# Supplied material
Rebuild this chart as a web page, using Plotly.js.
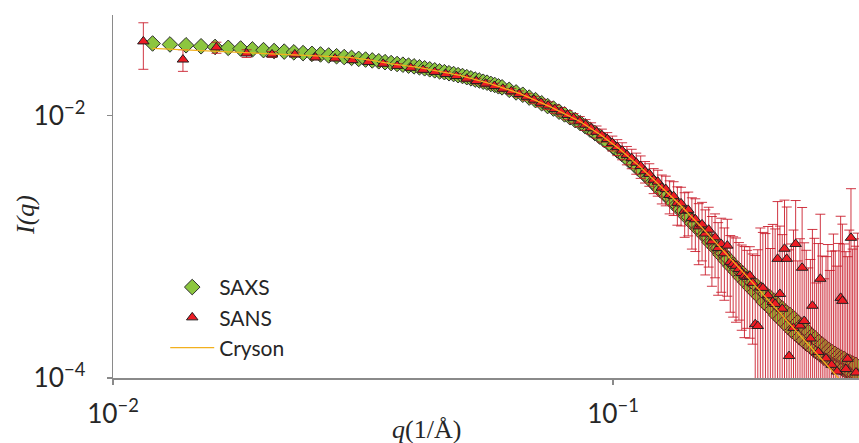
<!DOCTYPE html>
<html><head><meta charset="utf-8">
<script src="https://cdn.plot.ly/plotly-3.0.1.min.js"></script>
<style>html,body{margin:0;padding:0;background:#fff}#chart{width:859px;height:443px}</style>
</head><body><div id="chart"></div>
<script>
// SAXS data (q in 1/Å, intensity)
const saxsQ = [
0.012,0.013,0.014,0.015,0.016,0.017,0.018,0.019,0.020,0.021,
0.022,0.023,0.024,0.025,0.026,0.027,0.028,0.029,0.030,0.031,
0.032,0.033,0.034,0.035,0.036,0.037,0.038,0.039,0.040,0.041,
0.042,0.043,0.044,0.045,0.046,0.047,0.048,0.049,0.050,0.051,
0.052,0.053,0.054,0.055,0.056,0.057,0.058,0.059,0.060,
0.062,0.064,0.066,0.068,0.070,0.072,0.074,0.076,0.078,0.080,
0.082,0.084,0.086,0.088,0.090,0.092,0.094,0.096,0.098,0.100,
0.102,0.104,0.106,0.108,0.110,0.112,0.114,0.116,0.118,0.120,
0.122,0.124,0.126,0.128,0.130,0.132,0.134,0.136,0.138,0.140,
0.142,0.144,0.146,0.148,0.150,0.152,0.154,0.156,0.158,0.160,
0.162,0.164,0.166,0.168,0.170,0.172,0.174,0.176,0.178,0.180,
0.182,0.184,0.186,0.188,0.190,0.192,0.194,0.196,0.198,0.200,
0.202,0.204,0.206,0.208,0.210,0.212,0.214,0.216,0.218,0.220,
0.222,0.224,0.226,0.228,0.230,0.232,0.234,0.236,0.238,0.240,
0.242,0.244,0.246,0.248,0.250,0.252,0.254,0.256,0.258,0.260,
0.262,0.264,0.266,0.268,0.270,0.272,0.274,0.276,0.278,0.280,
0.282,0.284,0.286,0.288,0.290,0.292,0.294,0.296,0.298,0.300,
0.302,0.304,0.306,0.308];
const saxsI = [
3.54e-2,3.48e-2,3.43e-2,3.37e-2,3.33e-2,3.28e-2,3.24e-2,3.19e-2,3.15e-2,3.10e-2,
3.07e-2,3.03e-2,2.99e-2,2.95e-2,2.92e-2,2.87e-2,2.83e-2,2.79e-2,2.75e-2,2.70e-2,
2.67e-2,2.63e-2,2.59e-2,2.55e-2,2.51e-2,2.47e-2,2.44e-2,2.40e-2,2.37e-2,2.33e-2,
2.29e-2,2.25e-2,2.21e-2,2.17e-2,2.14e-2,2.10e-2,2.07e-2,2.03e-2,2.00e-2,1.96e-2,
1.92e-2,1.88e-2,1.85e-2,1.81e-2,1.78e-2,1.74e-2,1.71e-2,1.67e-2,1.64e-2,
1.57e-2,1.50e-2,1.44e-2,1.37e-2,1.31e-2,1.24e-2,1.18e-2,1.13e-2,1.07e-2,1.02e-2,
9.70e-3,9.23e-3,8.75e-3,8.28e-3,7.80e-3,7.35e-3,6.92e-3,6.52e-3,6.14e-3,5.78e-3,
5.42e-3,5.11e-3,4.82e-3,4.48e-3,4.28e-3,3.97e-3,3.78e-3,3.51e-3,3.36e-3,3.09e-3,
2.95e-3,2.72e-3,2.63e-3,2.43e-3,2.33e-3,2.15e-3,2.09e-3,1.92e-3,1.87e-3,1.70e-3,
1.68e-3,1.51e-3,1.49e-3,1.36e-3,1.34e-3,1.22e-3,1.20e-3,1.08e-3,1.09e-3,9.77e-4,
9.73e-4,8.71e-4,8.91e-4,7.85e-4,8.09e-4,7.08e-4,7.33e-4,6.46e-4,6.76e-4,5.86e-4,
6.24e-4,5.37e-4,5.75e-4,4.90e-4,5.31e-4,4.52e-4,5.01e-4,4.17e-4,4.68e-4,3.80e-4,
4.37e-4,3.55e-4,4.12e-4,3.31e-4,3.85e-4,3.02e-4,3.59e-4,2.82e-4,3.39e-4,2.63e-4,
3.16e-4,2.45e-4,3.02e-4,2.29e-4,2.85e-4,2.16e-4,2.66e-4,2.04e-4,2.51e-4,1.93e-4,
2.37e-4,1.82e-4,2.24e-4,1.74e-4,2.09e-4,1.64e-4,2.00e-4,1.57e-4,1.88e-4,1.50e-4,
1.80e-4,1.43e-4,1.72e-4,1.38e-4,1.64e-4,1.33e-4,1.58e-4,1.29e-4,1.53e-4,1.24e-4,
1.48e-4,1.22e-4,1.43e-4,1.17e-4,1.40e-4,1.14e-4,1.35e-4,1.11e-4,1.32e-4,1.08e-4,
1.29e-4,1.06e-4,1.26e-4,1.04e-4];

// SANS data with error bars
const sansQ = [
0.0115,0.0138,0.0161,0.0185,0.0208,0.0231,0.0254,0.0278,0.0301,0.0324,
0.0347,0.0370,0.0394,0.0417,0.0440,0.0463,0.0486,0.0510,0.0533,0.0556,
0.0579,0.0602,0.0626,0.0649,0.0672,0.0695,0.0718,0.0742,0.0765,0.0788,
0.0811,0.0834,0.0858,0.0881,0.0904,0.0927,0.0950,0.0974,0.0997,0.1020,
0.1043,0.1066,0.1090,0.1113,0.1136,0.1159,0.1182,0.1206,0.1229,0.1252,
0.1275,0.1298,0.1322,0.1345,0.1368,0.1391,0.1414,0.1438,0.1461,0.1484,
0.1507,0.1530,0.1554,0.1577,0.1600,0.1623,0.1646,0.1670,0.1693,0.1716,
0.1739,0.1762,0.1786,0.1809,0.1832,0.1855,0.1878,0.1902,0.1925,0.1948,
0.1971,0.1994,0.2018,0.2041,0.2064,0.2087,0.2110,0.2134,0.2157,0.2180,
0.2203,0.2226,0.2250,0.2273,0.2296,0.2319,0.2342,0.2366,0.2389,0.2412,
0.2435,0.2458,0.2482,0.2505,0.2528,0.2551,0.2574,0.2598,0.2621,0.2644,
0.2667,0.2690,0.2714,0.2737,0.2760,0.2783,0.2806,0.2830,0.2853,0.2876,
0.2899,0.2922,0.2946,0.2969,0.2992,0.3015,0.3038,0.3062,0.3085];
const sansI = [
3.67e-2,2.67e-2,3.30e-2,2.97e-2,2.92e-2,2.92e-2,2.77e-2,2.72e-2,2.64e-2,2.56e-2,
2.48e-2,2.39e-2,2.31e-2,2.23e-2,2.15e-2,2.07e-2,2.00e-2,1.91e-2,1.83e-2,1.75e-2,
1.68e-2,1.60e-2,1.53e-2,1.46e-2,1.39e-2,1.32e-2,1.25e-2,1.19e-2,1.12e-2,1.07e-2,
1.01e-2,9.55e-3,9.02e-3,8.51e-3,8.00e-3,7.52e-3,7.08e-3,6.61e-3,6.17e-3,5.75e-3,
5.40e-3,5.01e-3,4.73e-3,4.37e-3,4.12e-3,3.76e-3,3.59e-3,3.24e-3,3.13e-3,2.82e-3,
2.75e-3,2.48e-3,2.43e-3,2.16e-3,2.14e-3,1.88e-3,1.91e-3,1.66e-3,1.62e-3,1.43e-3,
1.48e-3,1.26e-3,1.35e-3,1.10e-3,1.18e-3,9.77e-4,1.05e-3,8.91e-4,1.02e-3,7.67e-4,
7.41e-4,7.16e-4,6.76e-4,6.31e-4,6.03e-4,5.89e-4,6.01e-4,5.31e-4,2.57e-4,2.49e-4,
4.90e-4,4.86e-4,6.0e-5,4.27e-4,7.0e-5,3.80e-4,3.67e-4,8.09e-4,4.37e-4,3.37e-4,
9.66e-4,8.09e-4,1.47e-4,5.0e-5,2.41e-4,1.05e-3,8.0e-5,2.51e-4,6.92e-4,2.72e-4,
4.0e-5,9.0e-5,2.00e-4,3.55e-4,6.0e-5,3.0e-5,1.58e-4,5.70e-4,5.0e-5,7.0e-5,
1.41e-4,4.0e-5,6.0e-5,1.26e-4,5.0e-5,3.0e-5,1.12e-4,6.0e-5,4.08e-4,3.87e-4,
5.0e-5,1.17e-4,1.40e-4,4.0e-5,1.17e-3,6.0e-5,5.0e-5,1.10e-4,7.0e-5];
const sansErr = [
1.42e-2,5.0e-3,3.2e-3,2.0e-3,1.5e-3,1.2e-3,1.1e-3,1.0e-3,1.0e-3,1.0e-3,
1.0e-3,9e-4,9e-4,9e-4,9e-4,9e-4,9e-4,9e-4,9e-4,9e-4,
8e-4,8e-4,8e-4,8e-4,8e-4,8e-4,8e-4,8e-4,8e-4,8e-4,
8e-4,8e-4,8e-4,8e-4,8e-4,8e-4,8e-4,8e-4,8e-4,8e-4,
8e-4,8e-4,8e-4,8e-4,8e-4,7e-4,7e-4,7e-4,7e-4,7e-4,
7e-4,7e-4,7e-4,7e-4,7e-4,7e-4,7e-4,7e-4,7e-4,7e-4,
7e-4,6.5e-4,6.5e-4,6e-4,6e-4,5.5e-4,6e-4,5e-4,6e-4,4.5e-4,
4.5e-4,4.5e-4,4e-4,4e-4,4e-4,3.5e-4,4e-4,3.5e-4,6e-4,7e-4,
9e-4,8e-4,1.2e-3,1.0e-3,9e-4,1.1e-3,1.0e-3,1.4e-3,1.0e-3,9e-4,
1.3e-3,1.2e-3,8e-4,1.0e-3,1.1e-3,1.2e-3,7e-4,9e-4,1.3e-3,8e-4,
9e-4,6e-4,6e-4,1.0e-3,1.1e-3,5e-4,9e-4,1.2e-3,8e-4,5e-4,
7e-4,1.0e-3,6e-4,8e-4,1.2e-3,9e-4,6e-4,1.0e-3,1.3e-3,1.1e-3,
1.0e-3,8e-4,7e-4,1.3e-3,1.6e-3,9e-4,1.1e-3,9e-4,1.2e-3];

// Cryson model curve
const crysonQ = [0.0120,0.0149,0.0188,0.0237,0.0265,0.0298,0.0330,0.0358,0.0411,0.0494,
0.0568,0.0652,0.0748,0.0859,0.0942,0.1033,0.1132,0.1242,0.1361,0.1493,
0.1637,0.1795,0.1968,0.2158,0.2366,0.2594,0.2884];
const crysonI = [3.25e-2,3.13e-2,3.03e-2,2.90e-2,2.84e-2,2.77e-2,2.63e-2,2.49e-2,2.32e-2,2.02e-2,
1.75e-2,1.47e-2,1.17e-2,9.00e-3,7.16e-3,5.50e-3,4.08e-3,2.92e-3,2.09e-3,1.45e-3,
1.00e-3,6.79e-4,4.61e-4,3.13e-4,2.13e-4,1.42e-4,9.16e-5];

const seriesNames = ['SAXS','SANS','Cryson'];
const xTitle = '<i>q</i>(1/Å)';
const yTitle = '<i>I(q)</i>';

const axisColor = '#8a8a8a';
const tickFont = {family:'Lato, "Open Sans", sans-serif', size:21, color:'#262626'};

const traces = [
  {x:saxsQ, y:saxsI, name:seriesNames[0], type:'scatter', mode:'markers',
   marker:{symbol:'diamond', size:12, color:'#8cc63f', line:{color:'#2d2d2d', width:1}}},
  {x:sansQ, y:sansI, name:seriesNames[1], type:'scatter', mode:'markers',
   marker:{symbol:'triangle-up', size:10, color:'#ed1c24', line:{color:'#231f20', width:1}},
   error_y:{type:'data', array:sansErr, visible:true, color:'rgba(200,20,35,0.85)', thickness:1, width:5}},
  {x:crysonQ, y:crysonI, name:seriesNames[2], type:'scatter', mode:'lines',
   line:{color:'#f2b01e', width:1.3}}
];

const layout = {
  width:859, height:443,
  margin:{l:113, r:0, t:15, b:65, pad:0},
  paper_bgcolor:'#ffffff', plot_bgcolor:'#ffffff',
  showlegend:true,
  legend:{x:0.07, y:0.306, xanchor:'left', yanchor:'top', bgcolor:'rgba(0,0,0,0)', itemwidth:44,
          font:{family:'Lato, "Open Sans", sans-serif', size:21, color:'#262626'}},
  xaxis:{type:'log', range:[-2,-0.508], dtick:1, exponentformat:'power',
         showgrid:false, zeroline:false, showline:true, linecolor:axisColor, linewidth:1.5,
         ticks:'outside', ticklen:5, tickwidth:1.3, tickcolor:axisColor, tickfont:tickFont,
         ticklabelstandoff:8},
  yaxis:{type:'log', range:[-4,-1.234], dtick:2, tick0:0, exponentformat:'power',
         showgrid:false, zeroline:false, showline:true, linecolor:axisColor, linewidth:1.5,
         ticks:'outside', ticklen:5, tickwidth:1.3, tickcolor:axisColor, tickfont:tickFont,
         ticklabelstandoff:17},
  annotations:[
    {text:xTitle, xref:'paper', yref:'paper', x:0.4196, y:-0.143, xanchor:'center', yanchor:'middle',
     showarrow:false, font:{family:'"Liberation Serif", "Times New Roman", serif', size:26, color:'#262626'}},
    {text:yTitle, xref:'paper', yref:'paper', x:-0.118, y:0.449, xanchor:'center', yanchor:'middle',
     textangle:-90, showarrow:false, font:{family:'"Liberation Serif", "Times New Roman", serif', size:26, color:'#262626'}}
  ]
};

Plotly.newPlot('chart', traces, layout, {displayModeBar:false, staticPlot:true});
</script></body></html>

# The request
Extract every line containing the string "chart" from the data above.

# Written solution
Rebuild this chart as a web page, using Plotly.js.
<style>html,body{margin:0;padding:0;background:#fff}#chart{width:859px;height:443px}</style>
</head><body><div id="chart"></div>
Plotly.newPlot('chart', traces, layout, {displayModeBar:false, staticPlot:true});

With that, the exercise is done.